### Written request
In the lines below, output everything from the first line through the line containing "top, floor = -0.7, 12.22" exactly as it is. Pictures are not part of the output.

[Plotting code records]
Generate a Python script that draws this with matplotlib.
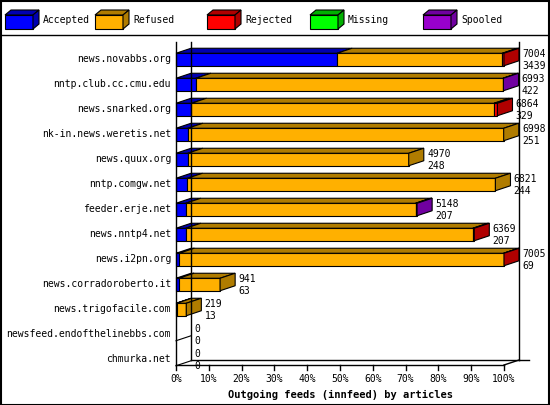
import matplotlib.pyplot as plt
from matplotlib.patches import Polygon

hosts = ["news.novabbs.org", "nntp.club.cc.cmu.edu", "news.snarked.org",
         "nk-in.news.weretis.net", "news.quux.org", "nntp.comgw.net",
         "feeder.erje.net", "news.nntp4.net", "news.i2pn.org",
         "news.corradoroberto.it", "news.trigofacile.com",
         "newsfeed.endofthelinebbs.com", "chmurka.net"]
offered = [7004, 6993, 6864, 6998, 4970, 6821, 5148, 6369, 7005, 941, 219, 0, 0]
accepted = [3439, 422, 329, 251, 248, 244, 207, 207, 69, 63, 13, 0, 0]
rejected = [35, 0, 70, 0, 0, 0, 20, 30, 10, 0, 0, 0, 0]
missing = [0] * 13
spooled = [0, 10, 0, 0, 0, 0, 12, 0, 0, 0, 0, 0, 0]
refused = [o - a - r - m - s for o, a, r, m, s in zip(offered, accepted, rejected, missing, spooled)]

names = ["Accepted", "Refused", "Rejected", "Missing", "Spooled"]
front = ["#0000ff", "#ffb000", "#ff0000", "#00ff00", "#9900cc"]
dark = ["#0000b0", "#b07c00", "#b00000", "#00b000", "#7000a0"]

fig = plt.figure(figsize=(5.5, 4.05), dpi=100)
ax = fig.add_axes([0, 0, 1, 1])
# x: percent of largest feed, y: row index
ax.set_xlim(-176 / 3.28, (550 - 176) / 3.28)
ax.set_ylim(13.82, -2.38)
ax.axis("off")
mono = "DejaVu Sans Mono"
fs = 7
dx, dy, h = 4.6, 0.2, 0.25
top, floor = -0.7, 12.22

# frame
ax.plot([dx, dx], [top, floor - dy], color="k", lw=1)
ax.plot([0, 0], [top, floor], color="k", lw=1)
ax.plot([dx, 100 + dx], [floor - dy, floor - dy], color="k", lw=1)
ax.plot([100 + dx, 100 + dx], [top, floor - dy], color="k", lw=1)
ax.plot([0, 100], [floor, floor], color="k", lw=1)
ax.plot([100, 100 + dx], [floor, floor - dy], color="k", lw=1)
ax.plot([100 + dx, 100 + dx + 3], [floor - dy, floor - dy], color="k", lw=1)
for t in range(0, 101, 10):
    ax.plot([t, t], [floor, floor + 0.2], color="k", lw=1)
    ax.text(t, floor + 0.35, f"{t}%", ha="center", va="top", fontsize=fs, family=mono)
ax.text(50, floor + 1.0, "Outgoing feeds (innfeed) by articles", ha="center", va="top",
        fontsize=7.5, family=mono, weight="bold")

mx = max(offered)
for i, host in enumerate(hosts):
    ax.text(-1.5, i, host, ha="right", va="center", fontsize=fs, family=mono)
    segs = [accepted[i], refused[i], rejected[i], missing[i], spooled[i]]
    x = 0
    last = None
    for k, v in enumerate(segs):
        if v <= 0:
            continue
        w = v * 100 / mx
        ax.add_patch(Polygon([(x, i - h), (x + w, i - h), (x + w, i + h), (x, i + h)],
                             fc=front[k], ec="k", lw=0.8))
        ax.add_patch(Polygon([(x, i - h), (x + w, i - h), (x + w + dx, i - h - dy), (x + dx, i - h - dy)],
                             fc=dark[k], ec="k", lw=0.8))
        x += w
        last = k
    if last is not None:
        ax.add_patch(Polygon([(x, i - h), (x + dx, i - h - dy), (x + dx, i + h - dy), (x, i + h)],
                             fc=dark[last], ec="k", lw=0.8))
    else:
        ax.plot([0, dx], [i + h, i + h - dy], color="k", lw=0.8)
    ax.text(x + dx + 1, i - 0.22, str(offered[i]), ha="left", va="center", fontsize=fs, family=mono)
    ax.text(x + dx + 1, i + 0.25, str(accepted[i]), ha="left", va="center", fontsize=fs, family=mono)

# legend band
fig.add_artist(plt.Line2D([0, 1], [1 - 35 / 405, 1 - 35 / 405], color="k", lw=1))
lx = [5, 95, 207, 310, 423]
for k, name in enumerate(names):
    x0 = lx[k] / 550
    w, hh, ox, oy = 28 / 550, 14 / 405, 6 / 550, 5 / 405
    y0 = 1 - 29 / 405
    fig.add_artist(Polygon([(x0, y0), (x0 + w, y0), (x0 + w, y0 + hh), (x0, y0 + hh)],
                           fc=front[k], ec="k", lw=0.8, transform=fig.transFigure))
    fig.add_artist(Polygon([(x0, y0 + hh), (x0 + w, y0 + hh), (x0 + w + ox, y0 + hh + oy), (x0 + ox, y0 + hh + oy)],
                           fc=dark[k], ec="k", lw=0.8, transform=fig.transFigure))
    fig.add_artist(Polygon([(x0 + w, y0), (x0 + w + ox, y0 + oy), (x0 + w + ox, y0 + hh + oy), (x0 + w, y0 + hh)],
                           fc=dark[k], ec="k", lw=0.8, transform=fig.transFigure))
    fig.text(x0 + 38 / 550, 1 - 20 / 405, name, ha="left", va="center", fontsize=fs, family=mono)

fig.add_artist(plt.Rectangle((0.001, 0.001), 0.997, 0.997, fill=False, ec="k", lw=1.5,
                             transform=fig.transFigure))
fig.savefig("out.png", dpi=100)
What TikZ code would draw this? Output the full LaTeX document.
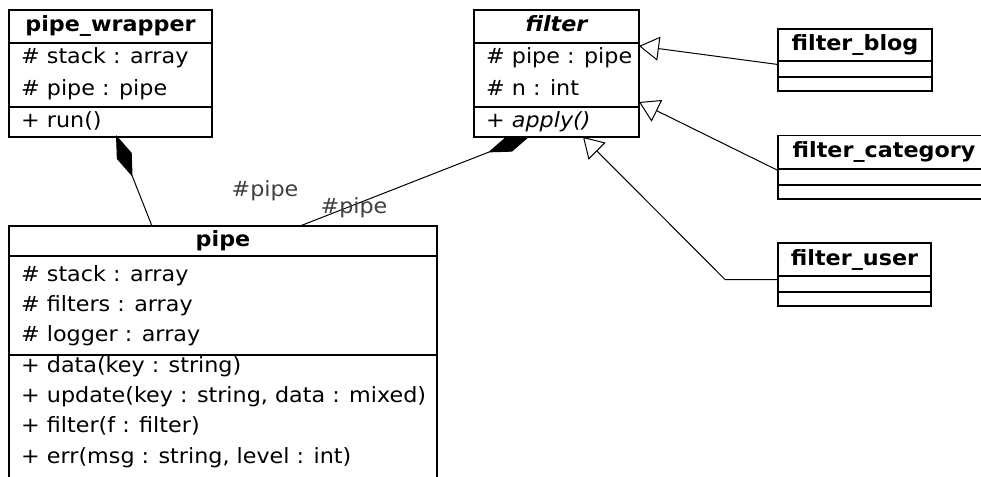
\documentclass[tikz,border=0pt]{standalone}
\usepackage{fontspec}
\setmainfont{DejaVu Sans}[FakeStretch=1.06]
\usetikzlibrary{arrows.meta}

\newcommand\umltext{\fontsize{21}{25}\selectfont}

\tikzset{
  comp/.style={draw, line width=1.7pt, fill=white, anchor=north west,
               inner sep=0pt, outer sep=0pt},
  ttl/.style={font=\umltext\bfseries, inner sep=0pt, text height=15pt, text depth=4pt},
  mem/.style={font=\umltext, anchor=west, inner sep=0pt, text height=15pt, text depth=4pt},
  role/.style={font=\umltext, text=black!75, inner sep=0pt},
  conn/.style={line width=1pt},
  compose/.style={conn, -{Diamond[length=45pt, width=16pt, fill=black]}},
  composeback/.style={conn, {Diamond[length=45pt, width=16pt, fill=black]}-},
  inherit/.style={conn, -{Triangle[open, length=20pt, width=24pt, fill=white]}},
}

\begin{document}
\begin{tikzpicture}[x=1pt, y=-1pt]
\useasboundingbox (0,0) rectangle (981,476);
\clip (0,0) rectangle (981,476);
\fill[white] (0,0) rectangle (981,476);

% ---------- class pipe_wrapper ----------
\node[comp, minimum width=203pt, minimum height=33pt] (pwt) at (9,10) {};
\node[comp, minimum width=203pt, minimum height=64pt] (pwa) at (9,43) {};
\node[comp, minimum width=203pt, minimum height=30pt] (pwo) at (9,107) {};

% ---------- class filter ----------
\node[comp, minimum width=165pt, minimum height=33pt] (ft) at (474,10) {};
\node[comp, minimum width=165pt, minimum height=64pt] (fa) at (474,43) {};
\node[comp, minimum width=165pt, minimum height=30pt] (fo) at (474,107) {};

% ---------- class pipe (runs on below the page) ----------
\node[comp, minimum width=428pt, minimum height=30pt] (pt) at (9,226) {};
\node[comp, minimum width=428pt, minimum height=99pt] (pa) at (9,256) {};
\node[comp, minimum width=428pt, minimum height=140pt] (po) at (9,355) {};

% ---------- subclasses of filter ----------
\node[comp, minimum width=154pt, minimum height=32pt] (fbt) at (778,29) {};
\node[comp, minimum width=154pt, minimum height=16pt] (fba) at (778,61) {};
\node[comp, minimum width=154pt, minimum height=14pt] (fbo) at (778,77) {};

\node[comp, minimum width=212pt, minimum height=33.5pt] (fct) at (778,135.5) {};
\node[comp, minimum width=212pt, minimum height=16pt] (fca) at (778,169) {};
\node[comp, minimum width=212pt, minimum height=14pt] (fco) at (778,185) {};

\node[comp, minimum width=153pt, minimum height=33pt] (fut) at (778,243) {};
\node[comp, minimum width=153pt, minimum height=16pt] (fua) at (778,276) {};
\node[comp, minimum width=153pt, minimum height=14pt] (fuo) at (778,292) {};

% ---------- compositions and generalizations ----------
\draw[composeback] ([xshift=107pt, yshift=2pt]pwo.south west) -- ([xshift=143pt]pt.north west);
\draw[compose] ([xshift=291pt]pt.north west) -- ([xshift=56pt, yshift=1pt]fo.south west);
\draw[inherit] ([yshift=-3.5pt]fbt.south west) -- ([yshift=-3pt]fa.north east);
\draw[inherit] ([yshift=-1.5pt]fct.south west) -- ([yshift=5pt]fo.north east);
\draw[inherit] ([yshift=-3.5pt]fut.south west) -- ++(-53,0) -- ([xshift=109pt]fo.south west);

% the diamonds start inside their owners: restore the bottom borders
\draw[line width=1.7pt] (pwo.south west) -- (pwo.south east);
\draw[line width=1.7pt] (fo.south west) -- (fo.south east);

% ---------- texts ----------
\node[ttl] (pwtx) at (pwt.center) {pipe\_wrapper};
\node[mem] (pw1) at (21,58) {\# stack : array};
\node[mem] (pw2) at (21,90) {\# pipe : pipe};
\node[mem] (pw3) at (21,122) {+ run()};

\node[ttl, font=\umltext\bfseries\itshape] (ftx) at (ft.center) {filter};
\node[mem] (f1) at (486,58) {\# pipe : pipe};
\node[mem] (f2) at (486,90) {\# n : int};
\node[mem] (f3) at (486,122) {+ \textit{apply()}};

\node[ttl] (ptx) at (pt.center) {pipe};
\node[mem] (p1) at (21,276) {\# stack : array};
\node[mem] (p2) at (21,306) {\# filters : array};
\node[mem] (p3) at (21,336) {\# logger : array};
\node[mem] (p4) at (21,367) {+ data(key : string)};
\node[mem] (p5) at (21,397) {+ update(key : string, data : mixed)};
\node[mem] (p6) at (21,427) {+ filter(f : filter)};
\node[mem] (p7) at (21,458) {+ err(msg : string, level : int)};

\node[ttl] (fbtx) at (fbt.center) {filter\_blog};
\node[ttl] (fctx) at (fct.center) {filter\_category};
\node[ttl] (futx) at (fut.center) {filter\_user};

\node[role] (r1) at (265,191) {\#pipe};
\node[role] (r2) at (354,208) {\#pipe};
\end{tikzpicture}
\end{document}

### The completed task
Generate a Python script that draws this with matplotlib.
import matplotlib.pyplot as plt
from matplotlib.patches import Polygon

hosts = ["news.novabbs.org", "nntp.club.cc.cmu.edu", "news.snarked.org",
         "nk-in.news.weretis.net", "news.quux.org", "nntp.comgw.net",
         "feeder.erje.net", "news.nntp4.net", "news.i2pn.org",
         "news.corradoroberto.it", "news.trigofacile.com",
         "newsfeed.endofthelinebbs.com", "chmurka.net"]
offered = [7004, 6993, 6864, 6998, 4970, 6821, 5148, 6369, 7005, 941, 219, 0, 0]
accepted = [3439, 422, 329, 251, 248, 244, 207, 207, 69, 63, 13, 0, 0]
rejected = [35, 0, 70, 0, 0, 0, 20, 30, 10, 0, 0, 0, 0]
missing = [0] * 13
spooled = [0, 10, 0, 0, 0, 0, 12, 0, 0, 0, 0, 0, 0]
refused = [o - a - r - m - s for o, a, r, m, s in zip(offered, accepted, rejected, missing, spooled)]

names = ["Accepted", "Refused", "Rejected", "Missing", "Spooled"]
front = ["#0000ff", "#ffb000", "#ff0000", "#00ff00", "#9900cc"]
dark = ["#0000b0", "#b07c00", "#b00000", "#00b000", "#7000a0"]

fig = plt.figure(figsize=(5.5, 4.05), dpi=100)
ax = fig.add_axes([0, 0, 1, 1])
# x: percent of largest feed, y: row index
ax.set_xlim(-176 / 3.28, (550 - 176) / 3.28)
ax.set_ylim(13.82, -2.38)
ax.axis("off")
mono = "DejaVu Sans Mono"
fs = 7
dx, dy, h = 4.6, 0.2, 0.25
top, floor = -0.7, 12.22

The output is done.